Given this, we need to consider that time does not really 'flow' in the sense of moving w.r.t. anything else in the Universe, except for comparison of the occurrence of certain events before and after other events (i.e. causality).
 
  • #40
Is it OK for me to be irritated that the OP's original question is not even being grasped yet?

He is not asking about time going backwards like a clock hand going counterclockwise, nor the concept of existential time "flow" being the reverse of our usual causality.

The title should have been "Does time flow backwards or forwards with respect to us in the present?"

He is noting the relativity of ordinary motion and observing that the common sense notion is that we seem to progress forward through time, yet we also use common language to describe the progression of time as also going forward... two things going forward at the same rate - where is the net difference that is supposed to be the "movement" through time?

From a kind of relativistic perspective, if we hold ourselves "at rest", time clearly "moves" with respect to us, into the past... the world seems to become "unchangeable" in the present and gets woven into a hard and fixed history that is laid out "behind us".

To use the loose words; if we are moving forward in time, then time must be still or moving backwards, or moving forward not as fast as us; or if we are still, time must be moving backwards... or any other combination that makes the relative difference in the speed of us and the speed of time result in the relative speed and direction we observe between us and time.

At first this may seems to require a higher level of "background time" against which to compare the movements and directions of time and ourselves, but this is why the OP mentioned relativity - suggesting the solution of avoiding the absolute motion problem using frames of reference.
The OP is posing a similar abstraction to time by seriously apply a concept from relativity - assigning a frame to us and a frame to time, and looking at how a relative "motion" is not consistent with ordinary talk about both we and time "moving forward"...

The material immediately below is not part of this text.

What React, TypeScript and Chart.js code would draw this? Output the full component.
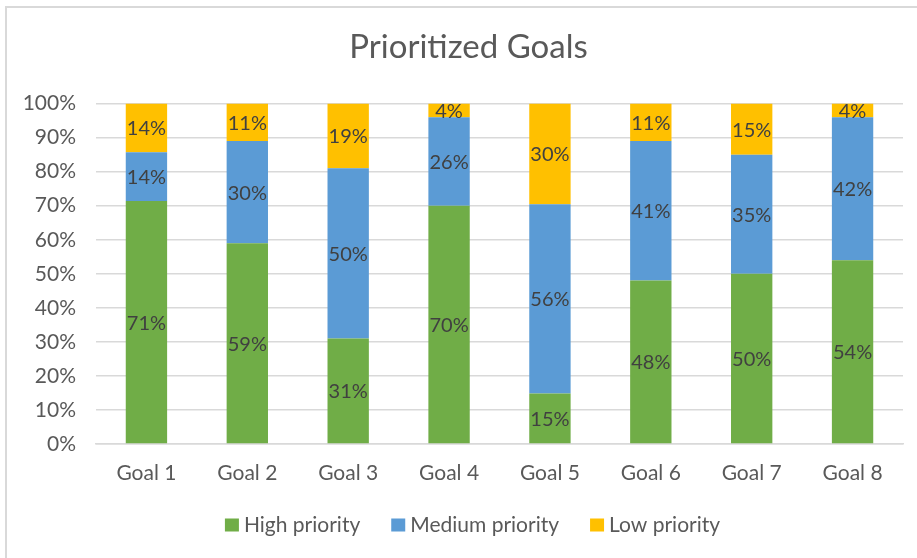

The fundamental problem may be not so much the attempt at loose abstractions using words like "move" or "progress" or "forward/backward" or even "flow"... it is that our knowledge of the past is totally second hand (memories and physical evidence) in the same degree that our knowledge of the future is totally inferred (derived from premises).
 
  • #41
Why must time itself be doing anything at all? We don't say that distance is moving simply because we pass an object, we say that either we or the object is moving. In the case of time I could say that all of us are moving through time at different rates depending on our relative velocities and other factors.

Of course that suggests that there is an absolute notion of time, something to measure all observers against. Unfortunately there is not, as everyone in an inertial frame will measure their own time as passing normally.

Here's something to consider. We measure time with a clock just like we measure distance with a ruler or some other device. Well, if I am traveling in a direction, and I turn around, am I now going negative distance? No! My change in position is still positive. IE I will move 1 meter per second forward, and when I turn around I will be moving 1 meter per second in the other direction.

So what would "reversing time" do? Would it even change anything? Does the concept even make any sense seeing that time doesn't have 3 degrees of freedom like space does? If there was a direction you could travel in time, and you turned it around, would you not be traveling a positive amount through time still? So even if you did reverse time for yourself perhaps your clock would still tick exactly the same.